On our recent trip to babysit grandkids and visit a few extra days, we brought gifts. No, not new games or nicely wrapped packages. We brought children’s stuff from our house to theirs: puzzles, and a few books (we brought two boxes of books the last trip).
They have no shortage of books of puzzles at their house, but, due to garage sale over-buying, we definitely have a surplus here. Lynda went through the children’s puzzles and selected a number—two boxes worth—to take. Needless to say, the parents at the other end of the gift weren’t exactly thrilled with more stuff in the house.
But, they have a good place to donate them if they turn out to be truly surplus, which they undoubtedly will.
When you have new puzzles in the house, you do them, right?
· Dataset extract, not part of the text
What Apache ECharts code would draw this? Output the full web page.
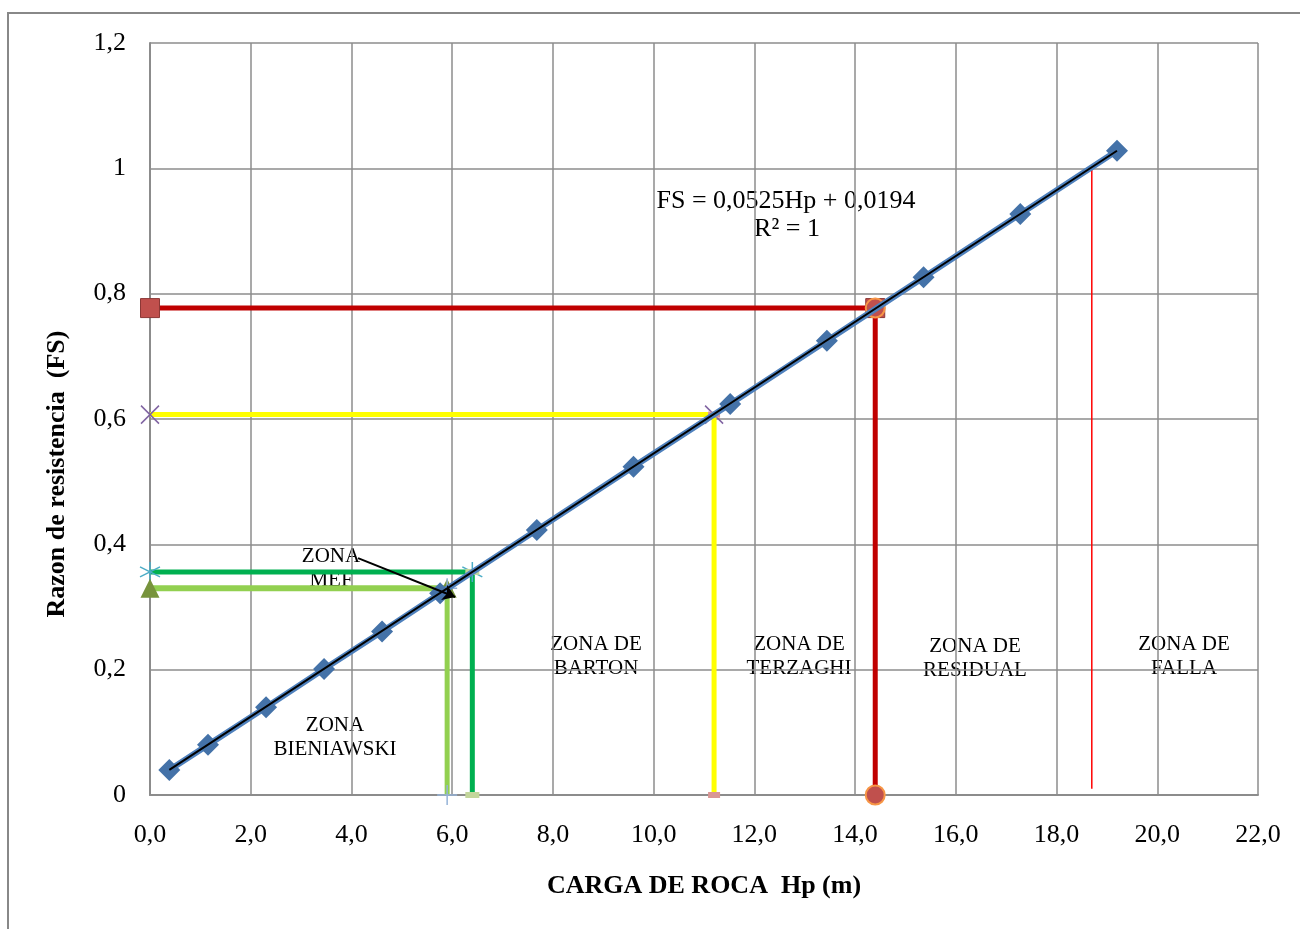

We got little Elijah, 5 years old, to do a number of the puzzles at the younger end of his age range, and maybe one at the older range. We also got Elise, 8, and Ezra, 10 to work on larger puzzles. In the course of doing one, which I’m calling “puzzling”, I was reminded how in our family puzzling has always been a blood sport.
By that I mean that people get aggressive in trying to find pieces in a certain area of the board. They hoard the pieces for that area and try to keep anyone else from working the area. If someone does try to put a piece in, the speed of the puzzling picks up. You’ve got to go fast before someone else does what you want to do. If you see someone reaching for a piece you might need, you quickly grab it and try to put it in place ahead of them. This gets worse the closer you get to the end of the puzzle, when fewer pieces are easier to find and put in place. This is really when puzzling becomes a blood sport.
I first saw this puzzling behavior in our daughter when, as an adult on visits, we would do puzzles and the aggressiveness came out. Our son, not quite so much. Neither my wife or I are truly like that, though I don’t mind twisting people’s tails a little by pretending to go after their pieces, just to get them going.
So, Ezra and Elise began a 300 piece puzzle. Not all that big, as they have both done bigger on their own, but flat surface space was at a premium. They abandoned the puzzle. Then I, bored with reading the books I’d brought with me, began working on it. That brought them back, first Elise, later Ezra. Ezra and I finished it, him hiding a piece to be sure that he would be the one to put the last piece in. That is aggressive puzzling. Of course, I had threatened to do the same thing but then didn’t. I suppose I gave him the idea.
It was a good time. We didn’t get out another puzzle, but set the stage for future family puzzling on other trips. And when they next come here, I foresee the card table going up and a 500 piece puzzle coming out. Maybe two.
We LOVE to puzzle in this house, but it is interesting to see how 2 people can view the project so differently. I puzzle by color and pattern, paying no attention to the final picture. Dave puzzles by seeing the actual picture as it unfolds. As for hoarding the last piece . . . my father was famous for sticking one piece in his pocket, so he could put in the last piece, although he seemed to have almost no interest in puzzling. After he passed on, I was cleaning out his closet and found a single piece in several of his suit coats. Alas, there are puzzles floating around somewhere minus the last piece, because my father got distracted and forgot to finish them or forgot what he did with the piece in question.
Hi Trish. Yes, puzzling behavior is good. I’m not cutthroat at it, though it’s fun to watch others who operate in that mode.